- AIM -
Go through the listing and return every line with "chart" in it.

- PROVIDED DATA -
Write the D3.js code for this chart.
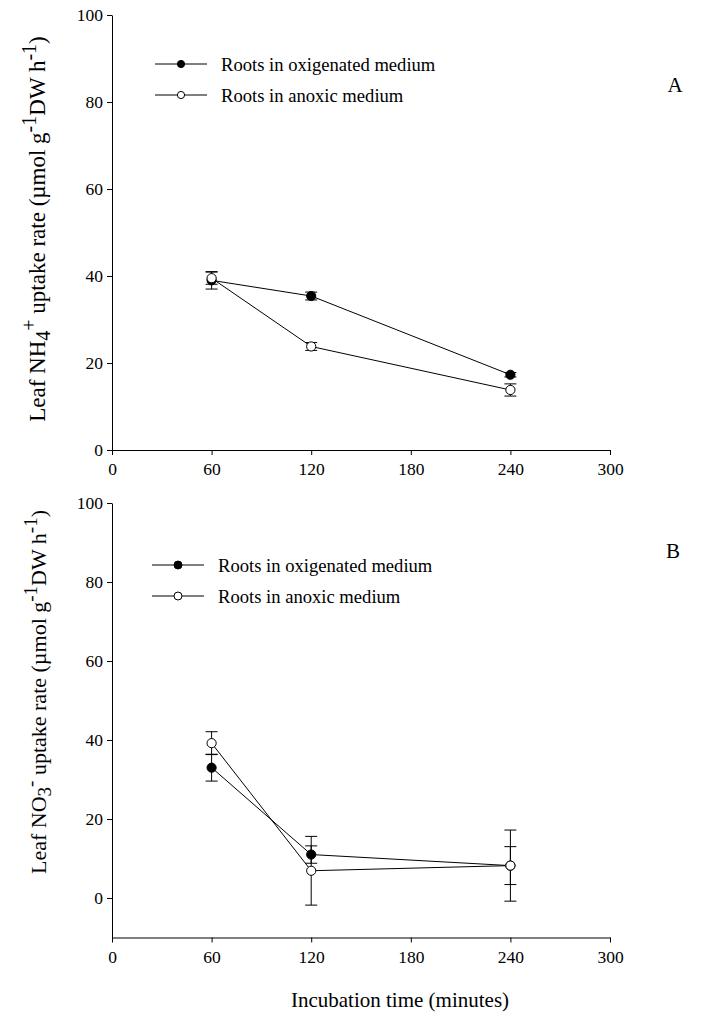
<!DOCTYPE html>
<html>
<head>
<meta charset="utf-8">
<script src="https://cdn.jsdelivr.net/npm/d3@7"></script>
<style>
  html, body { margin: 0; padding: 0; background: #fff; }
  svg text { font-family: "Liberation Serif", "Times New Roman", serif; fill: #000; }
</style>
</head>
<body>
<svg id="chart" width="728" height="1019"></svg>
<script>
// ---- data ----
const xTickValues = [0, 60, 120, 180, 240, 300];
const yTickValues = [0, 20, 40, 60, 80, 100];
const times = [60, 120, 240];
const seriesNames = ["Roots in oxigenated medium", "Roots in anoxic medium"];

const nh4Oxy = [39.0, 35.4, 17.3];
const nh4OxyErr = [2.0, 0.9, 0.5];
const nh4Anox = [39.5, 23.8, 13.8];
const nh4AnoxErr = [1.4, 0.9, 1.4];

const no3Oxy = [33.0, 11.0, 8.2];
const no3OxyErr = [3.4, 2.2, 4.8];
const no3Anox = [39.2, 6.9, 8.2];
const no3AnoxErr = [2.9, 8.7, 9.0];

// ---- drawing ----
const svg = d3.select("#chart");
const X0 = 112, X1 = 610;
const x = d3.scaleLinear().domain([0, 300]).range([X0, X1]);

function drawPanel(cfg) {
  const y = d3.scaleLinear().domain(cfg.yDomain).range([cfg.yBottom, cfg.yTop]);
  const g = svg.append("g");

  const yAxis = d3.axisLeft(y).tickValues(yTickValues).tickSize(5).tickSizeOuter(0).tickPadding(4);
  const ga = g.append("g").attr("transform", `translate(${X0},0)`).call(yAxis);
  const xAxis = d3.axisBottom(x).tickValues(xTickValues).tickSize(5).tickSizeOuter(0).tickPadding(8);
  const gx = g.append("g").attr("transform", `translate(0,${cfg.yBottom})`).call(xAxis);
  [ga, gx].forEach(a => {
    a.selectAll("text").style("font-size", "17.5px").style("font-family", '"Liberation Serif", serif');
    a.selectAll("path, line").attr("stroke", "#000").attr("stroke-width", 1);
  });

  const series = [
    { vals: cfg.oxy, err: cfg.oxyErr, fill: "#000" },
    { vals: cfg.anox, err: cfg.anoxErr, fill: "#fff" }
  ];
  const line = d3.line().x(d => x(d[0])).y(d => y(d[1]));

  series.forEach(s => {
    const pts = times.map((t, i) => [t, s.vals[i], s.err[i]]);
    g.append("path").attr("d", line(pts)).attr("fill", "none").attr("stroke", "#000").attr("stroke-width", 1);
    const eb = g.append("g");
    pts.forEach(p => {
      const cx = x(p[0]);
      const yt = y(p[1] + p[2]), yb = y(p[1] - p[2]);
      eb.append("line").attr("x1", cx).attr("x2", cx).attr("y1", yt).attr("y2", yb).attr("stroke", "#000");
      eb.append("line").attr("x1", cx - 6).attr("x2", cx + 6).attr("y1", yt).attr("y2", yt).attr("stroke", "#000");
      eb.append("line").attr("x1", cx - 6).attr("x2", cx + 6).attr("y1", yb).attr("y2", yb).attr("stroke", "#000");
    });
    g.selectAll(null).data(pts).enter().append("circle")
      .attr("cx", d => x(d[0])).attr("cy", d => y(d[1])).attr("r", 4.6)
      .attr("fill", s.fill).attr("stroke", "#000").attr("stroke-width", 1);
  });

  // legend
  seriesNames.forEach((name, i) => {
    const ly = cfg.legY + i * 31;
    g.append("line").attr("x1", cfg.legX).attr("x2", cfg.legX + 52).attr("y1", ly).attr("y2", ly).attr("stroke", "#000");
    g.append("circle").attr("cx", cfg.legX + 26).attr("cy", ly).attr("r", cfg.legR)
      .attr("fill", i === 0 ? "#000" : "#fff").attr("stroke", "#000");
    g.append("text").attr("x", cfg.legX + 66).attr("y", ly).attr("dy", "0.35em")
      .style("font-size", "18.6px").text(name);
  });

  // panel letter
  g.append("text").attr("x", cfg.letterX).attr("y", cfg.letterY).attr("text-anchor", "middle")
    .attr("dy", "0.35em").style("font-size", "21px").text(cfg.letter);

  // y title
  const t = g.append("text")
    .attr("transform", `translate(${cfg.titleX},${cfg.titleY}) rotate(-90)`)
    .attr("text-anchor", "middle").style("font-size", cfg.titleSize + "px");
  cfg.title.forEach(part => {
    const ts = t.append("tspan").text(part.t);
    if (part.s === "sub") ts.attr("baseline-shift", "-25%").style("font-size", (cfg.titleSize - 3) + "px");
    if (part.s === "sup") ts.attr("baseline-shift", "45%").style("font-size", (cfg.titleSize - 3) + "px");
  });
}

drawPanel({
  yDomain: [0, 100], yTop: 15, yBottom: 450,
  oxy: nh4Oxy, oxyErr: nh4OxyErr, anox: nh4Anox, anoxErr: nh4AnoxErr,
  legX: 155, legY: 64, legR: 3.6,
  letter: "A", letterX: 675, letterY: 85,
  titleX: 45, titleY: 229, titleSize: 23,
  title: [{ t: "Leaf NH" }, { t: "4", s: "sub" }, { t: "+", s: "sup" }, { t: " uptake rate (µmol g" },
          { t: "-1", s: "sup" }, { t: "DW h" }, { t: "-1", s: "sup" }, { t: ")" }]
});

drawPanel({
  yDomain: [-10, 100], yTop: 503, yBottom: 937.5,
  oxy: no3Oxy, oxyErr: no3OxyErr, anox: no3Anox, anoxErr: no3AnoxErr,
  legX: 152, legY: 565, legR: 4,
  letter: "B", letterX: 673, letterY: 551,
  titleX: 46, titleY: 692, titleSize: 22,
  title: [{ t: "Leaf NO" }, { t: "3", s: "sub" }, { t: "-", s: "sup" }, { t: " uptake rate (µmol g" },
          { t: "-1", s: "sup" }, { t: "DW h" }, { t: "-1", s: "sup" }, { t: ")" }]
});

// x title
svg.append("text").attr("x", 400).attr("y", 1000).attr("text-anchor", "middle")
  .attr("dy", "0.35em").style("font-size", "21px").text("Incubation time (minutes)");
</script>
</body>
</html>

- RESULT OF THE TASK -
Write the D3.js code for this chart.
<svg id="chart" width="728" height="1019"></svg>
const svg = d3.select("#chart");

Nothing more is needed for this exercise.